--- begin Collected material ---
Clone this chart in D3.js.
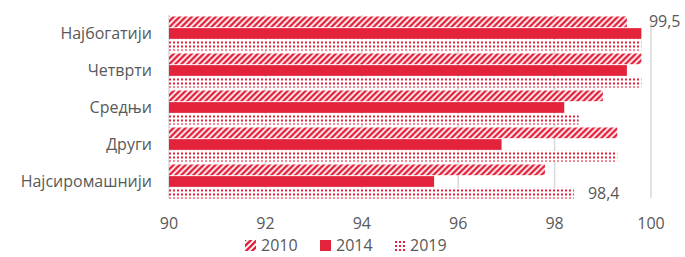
<!DOCTYPE html>
<html>
<head>
<meta charset="utf-8">
<script src="https://cdn.jsdelivr.net/npm/d3@7"></script>
<style>
  body { margin: 0; background: #fff; }
  text { font-family: "Open Sans", sans-serif; fill: #595959; }
</style>
</head>
<body>
<div id="chart"></div>
<script>
// data
const categories = ['Најбогатији', 'Четврти', 'Средњи', 'Други', 'Најсиромашнији'];
const years = ['2010', '2014', '2019'];
const values2010 = [99.5, 99.8, 99.0, 99.3, 97.8];
const values2014 = [99.8, 99.5, 98.2, 96.9, 95.5];
const values2019 = [99.8, 99.8, 98.5, 99.3, 98.4];
const xTicks = [90, 92, 94, 96, 98, 100];
// data labels shown in the chart: [category index, series index]
const labels = [[0, 0], [4, 2]];

const series = [values2010, values2014, values2019];
const width = 685, height = 257;
const red = '#E3223B';

const svg = d3.select('#chart').append('svg')
  .attr('width', width)
  .attr('height', height);

const defs = svg.append('defs');

// wide upward diagonal
const diag = defs.append('pattern')
  .attr('id', 'p2010')
  .attr('patternUnits', 'userSpaceOnUse')
  .attr('width', 6).attr('height', 6);
diag.append('rect').attr('width', 6).attr('height', 6).attr('fill', '#fff');
diag.append('path')
  .attr('d', 'M-1.5,1.5 L1.5,-1.5 M0,6 L6,0 M4.5,7.5 L7.5,4.5')
  .attr('stroke', red).attr('stroke-width', 2.4);

// dotted
const dots = defs.append('pattern')
  .attr('id', 'p2019')
  .attr('patternUnits', 'userSpaceOnUse')
  .attr('width', 4).attr('height', 4);
dots.append('rect').attr('width', 4).attr('height', 4).attr('fill', '#fff');
dots.append('rect').attr('x', 1).attr('y', 1).attr('width', 2).attr('height', 2).attr('fill', red);

const fills = ['url(#p2010)', red, 'url(#p2019)'];

const x = d3.scaleLinear().domain([90, 100]).range([169, 651]);
const y = d3.scaleBand().domain(categories).range([15, 200]).paddingInner(0.08).paddingOuter(0.04);
const ySub = d3.scaleBand().domain(d3.range(3)).range([0, y.bandwidth()]).paddingInner(0.08);

// gridlines
svg.append('g').selectAll('line')
  .data(xTicks)
  .join('line')
  .attr('x1', d => x(d)).attr('x2', d => x(d))
  .attr('y1', d => d === 100 ? 23 : 15).attr('y2', 198)
  .attr('stroke', '#D9D9D9')
  .attr('stroke-width', 1.5);

// tick labels
svg.append('g').selectAll('text')
  .data(xTicks)
  .join('text')
  .attr('x', d => x(d))
  .attr('y', 229)
  .attr('text-anchor', 'middle')
  .style('font-size', '16px')
  .text(d => d);

// category labels
svg.append('g').selectAll('text')
  .data(categories)
  .join('text')
  .attr('x', 152)
  .attr('y', d => y(d) + y.bandwidth() / 2 + 5)
  .attr('text-anchor', 'end')
  .style('font-size', '16px')
  .text(d => d);

// bars
const groups = svg.append('g').selectAll('g')
  .data(categories)
  .join('g')
  .attr('transform', d => `translate(0,${y(d)})`);

groups.selectAll('rect')
  .data((d, i) => series.map((s, j) => ({ s: j, v: s[i] })))
  .join('rect')
  .attr('x', x(90))
  .attr('y', d => ySub(d.s))
  .attr('width', d => x(d.v) - x(90))
  .attr('height', ySub.bandwidth())
  .attr('fill', d => fills[d.s]);

// data labels
const fmt = d3.format('.1f');
const labelDx = [22, 14];
svg.append('g').selectAll('text')
  .data(labels)
  .join('text')
  .attr('x', (d, i) => x(series[d[1]][d[0]]) + labelDx[i])
  .attr('y', (d, i) => i === 0 ? 27 : y(categories[d[0]]) + ySub(d[1]) + ySub.bandwidth() / 2 + 6)
  .style('font-size', '16px')
  .text(d => fmt(series[d[1]][d[0]]).replace('.', ','));

// legend
const legendX = [245, 320, 394];
const legend = svg.append('g').selectAll('g')
  .data(years)
  .join('g')
  .attr('transform', (d, i) => `translate(${legendX[i]},240)`);
legend.append('rect')
  .attr('width', 11).attr('height', 11)
  .attr('fill', (d, i) => fills[i]);
legend.append('text')
  .attr('x', 16).attr('y', 11)
  .style('font-size', '16px')
  .text(d => d);
</script>
</body>
</html>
--- end Collected material ---
Instruction>
Exactly as they appear, print the lines of the listing above from its first line through the line that contains "const defs = svg.append('defs');", minus the pictures.

Response>
Clone this chart in D3.js.
<!DOCTYPE html>
<html>
<head>
<meta charset="utf-8">
<script src="https://cdn.jsdelivr.net/npm/d3@7"></script>
<style>
  body { margin: 0; background: #fff; }
  text { font-family: "Open Sans", sans-serif; fill: #595959; }
</style>
</head>
<body>
<div id="chart"></div>
<script>
// data
const categories = ['Најбогатији', 'Четврти', 'Средњи', 'Други', 'Најсиромашнији'];
const years = ['2010', '2014', '2019'];
const values2010 = [99.5, 99.8, 99.0, 99.3, 97.8];
const values2014 = [99.8, 99.5, 98.2, 96.9, 95.5];
const values2019 = [99.8, 99.8, 98.5, 99.3, 98.4];
const xTicks = [90, 92, 94, 96, 98, 100];
// data labels shown in the chart: [category index, series index]
const labels = [[0, 0], [4, 2]];

const series = [values2010, values2014, values2019];
const width = 685, height = 257;
const red = '#E3223B';

const svg = d3.select('#chart').append('svg')
  .attr('width', width)
  .attr('height', height);

const defs = svg.append('defs');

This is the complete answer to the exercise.